Roman d'un berger - Ernst Wiechert
- Les éditions du Typhon - 2022 -
- Traduit de l'allemand par Sylvaine Duclos -
Ernst Wiechert ( 1887 - 1950 ) fut un auteur allemand renommé. Hostile au nazisme, il fut arrêté et interné à Buchenwald en 1938. Libéré sous condition quelques mois plus tard, il poursuivit tout de même son travail d’écriture, dont un récit sur son expérience du camp, qui ne sera publié qu’après la guerre alors qu’il avait rejoint la Suisse. Tous ses livres ne sont pas traduits en français. Son titre le plus connu, le plus facile à trouver, est Les enfants Jeromine ( une chronique de Patrice ICI ).
Les éditions du Typhon - ICI - proposent une nouvelle traduction de ce Roman d’un berger, paru en 1935.
La qualité de ce livre est remarquable : qualité éditoriale, qualité du style de l’auteur comme du récit.
Comme le titre l’indique, le récit a pour cadre un milieu rural, un environnement bucolique. Il se déroule avant la Première Guerre Mondiale dans un petit village. Il se dégage des pages, teintées de christianisme, une fraîcheur, une bienveillance aux touches d’humour, qui n’empêchent pas la profondeur, ni la subtilité du propos, une certaine tristesse, une mélancolie, une élégance aussi. Le sacré, dans ce texte, c’est cette nature, ce qu’elle apprend aux hommes, comme l’acceptation des cycles de la vie, les conséquences des actes, la paix du coeur et savoir regarder. En lisant, j’ai pensé à mes lectures de J.Giono.

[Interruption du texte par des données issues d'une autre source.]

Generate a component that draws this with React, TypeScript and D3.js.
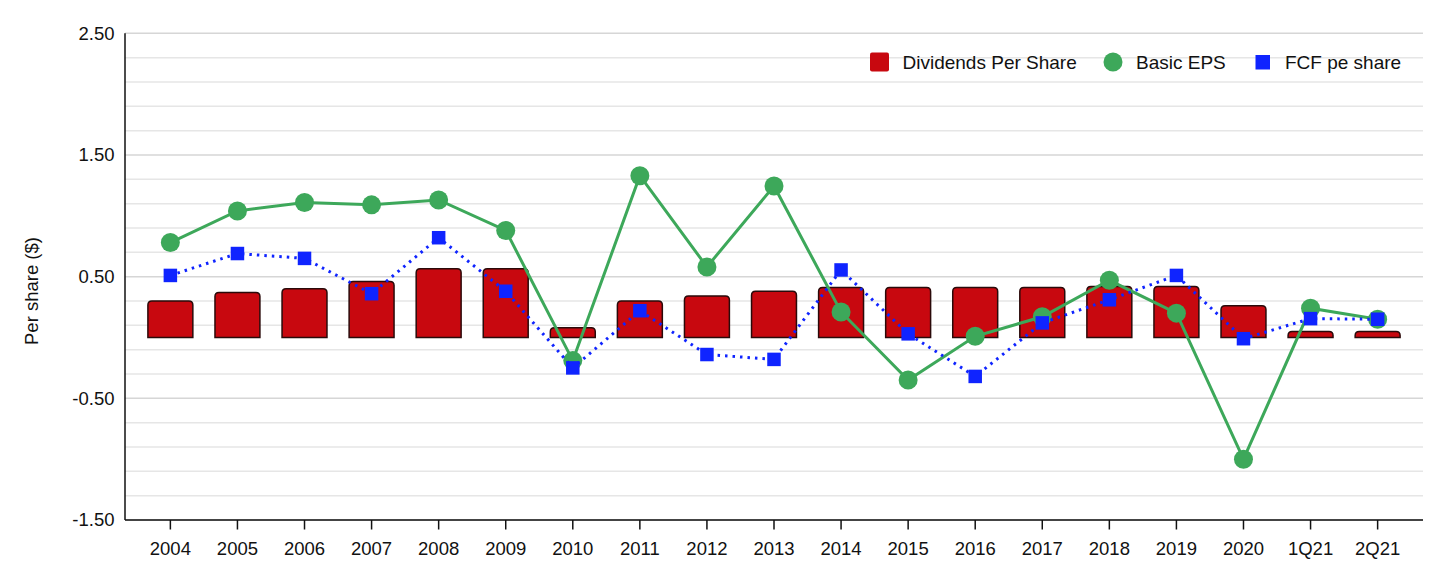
import React from "react";
import * as d3 from "d3";

const categories = ["2004","2005","2006","2007","2008","2009","2010","2011","2012","2013","2014","2015","2016","2017","2018","2019","2020","1Q21","2Q21"];
const dividends = [0.30,0.37,0.40,0.46,0.565,0.565,0.08,0.30,0.34,0.38,0.41,0.41,0.41,0.41,0.42,0.42,0.26,0.05,0.05];
const basicEPS = [0.78,1.04,1.11,1.09,1.13,0.88,-0.19,1.33,0.58,1.245,0.21,-0.35,0.01,0.17,0.47,0.20,-1.00,0.24,0.15];
const fcfPerShare = [0.51,0.69,0.65,0.36,0.82,0.38,-0.25,0.22,-0.14,-0.18,0.555,0.03,-0.32,0.12,0.31,0.51,-0.01,0.155,0.15];
const yLabelTicks = [-1.5,-0.5,0.5,1.5,2.5];
const yGridTicks = [-1.5,-1.3,-1.1,-0.9,-0.7,-0.5,-0.3,-0.1,0.1,0.3,0.5,0.7,0.9,1.1,1.3,1.5,1.7,1.9,2.1,2.3,2.5];
const legendItems = ["Dividends Per Share","Basic EPS","FCF pe share"];

const W = 1448, H = 572;
const FONT = "'Liberation Sans', Arial, Helvetica, sans-serif";
const RED = "#C8080F", GREEN = "#3DA85A", BLUE = "#0F24FF";

export default function App() {
  const x = d3.scaleBand<string>().domain(categories).range([125, 1423]).paddingInner(0.33).paddingOuter(0.3415);
  const y = d3.scaleLinear().domain([-1.5, 2.5]).range([520, 33.3]);
  const cx = (c: string) => (x(c) as number) + x.bandwidth() / 2;
  const y0 = y(0);
  const bw = x.bandwidth();

  const barPath = (c: string, v: number) => {
    const x0 = x(c) as number;
    const top = y(v);
    const h = y0 - top;
    const r = Math.min(4, h, bw / 2);
    return `M${x0},${y0} V${top + r} Q${x0},${top} ${x0 + r},${top} H${x0 + bw - r} Q${x0 + bw},${top} ${x0 + bw},${top + r} V${y0} Z`;
  };

  const line = d3.line<number>().x((_, i) => cx(categories[i])).y((d) => y(d));
  const isMajor = (t: number) => yLabelTicks.some((m) => Math.abs(m - t) < 1e-6);

  return (
    <svg width={W} height={H} style={{ position: "absolute", left: 0, top: 0, background: "#fff" }} fontFamily={FONT}>
      {yGridTicks.map((t) => (
        <line key={t} x1={125} x2={1423} y1={y(t)} y2={y(t)} stroke={isMajor(t) ? "#d6d6d6" : "#e6e6e6"} strokeWidth={1.5} />
      ))}
      {yLabelTicks.map((t) => (
        <text key={t} x={114.5} y={y(t)} dy="0.35em" textAnchor="end" fontSize={18.5} fill="#111">{t.toFixed(2)}</text>
      ))}
      <text transform={`translate(38,291) rotate(-90)`} textAnchor="middle" fontSize={18.5} fill="#111">Per share ($)</text>

      {categories.map((c, i) => (
        <path key={c} d={barPath(c, dividends[i])} fill={RED} stroke="#2a0a0a" strokeWidth={1.5} />
      ))}

      <path d={line(basicEPS) || ""} fill="none" stroke={GREEN} strokeWidth={3} />
      {categories.map((c, i) => (
        <circle key={c} cx={cx(c)} cy={y(basicEPS[i])} r={9.5} fill={GREEN} />
      ))}

      <path d={line(fcfPerShare) || ""} fill="none" stroke={BLUE} strokeWidth={3} strokeDasharray="2.5 5" />
      {categories.map((c, i) => (
        <rect key={c} x={cx(c) - 6.75} y={y(fcfPerShare[i]) - 6.75} width={13.5} height={13.5} fill={BLUE} />
      ))}

      <line x1={125} x2={125} y1={33.3} y2={520} stroke="#111" strokeWidth={1.5} />
      <line x1={125} x2={1423} y1={520} y2={520} stroke="#111" strokeWidth={1.5} />
      {categories.map((c) => (
        <g key={c}>
          <line x1={cx(c)} x2={cx(c)} y1={520} y2={529.5} stroke="#111" strokeWidth={1.5} />
          <text x={cx(c)} y={548.5} dy="0.35em" textAnchor="middle" fontSize={18.5} fill="#111">{c}</text>
        </g>
      ))}

      <g fontSize={19} fill="#111">
        <rect x={870} y={52.5} width={19} height={19} rx={2} fill={RED} />
        <text x={902.5} y={62} dy="0.35em">{legendItems[0]}</text>
        <circle cx={1113} cy={62} r={9.5} fill={GREEN} />
        <text x={1136} y={62} dy="0.35em">{legendItems[1]}</text>
        <rect x={1255.5} y={55} width={14.5} height={14.5} fill={BLUE} />
        <text x={1285} y={62} dy="0.35em">{legendItems[2]}</text>
      </g>
    </svg>
  );
}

Il s’agit donc de l’histoire d’un jeune garçon, son enfance et son adolescence, de ses 6 ans à ses 16 ans, qui, malgré son origine modeste - Michaël, fils d’une veuve - devient le berger du village, responsable de son troupeau, de son unique richesse. Les références bibliques, récurrentes, à David notamment, ne pèsent absolument pas sur ce récit, au contraire, elles apportent, tout en finesse et humour, cette dimension humaine, ce regard indulgent sur les prétentions humaines - en jouant des paraboles : qu’est-ce vraiment qu’une couronne de roi ? ...»; et un regard sur la possibilité du choix, d’une liberté, d’une harmonie.
Sur une prose fluide, perspicace, la simplicité apparente de ce récit en fait toute la force, avec un dernier chapitre, en miroir du premier, qui m’a cueillie là où je m’y attendais pas. Roman vibrant, à travers dix années de la vie de Michaël durant laquelle il accomplit son destin de berger - d’une vie au cours paisible et régulier - aucun duel intérieur - , cette vie solitaire pourtant large au-dessus du monde mesquin, l’auteur nous raconte cette communauté, un environnement social et historique, puis une guerre qui arrive.
L’auteur se garde d’un récit contemplatif, il est rythmé, comme en épisodes, comme il se garde d’opposer vie rurale et vie citadine. Cet aspect peut paraître développé, ce n’est qu’apparence. Ce que l'auteur oppose, c’est le bien commun à l’esprit de conquête, une modestie. Et une confiance, une assurance. Juste est le mot qui s’impose à moi après lecture.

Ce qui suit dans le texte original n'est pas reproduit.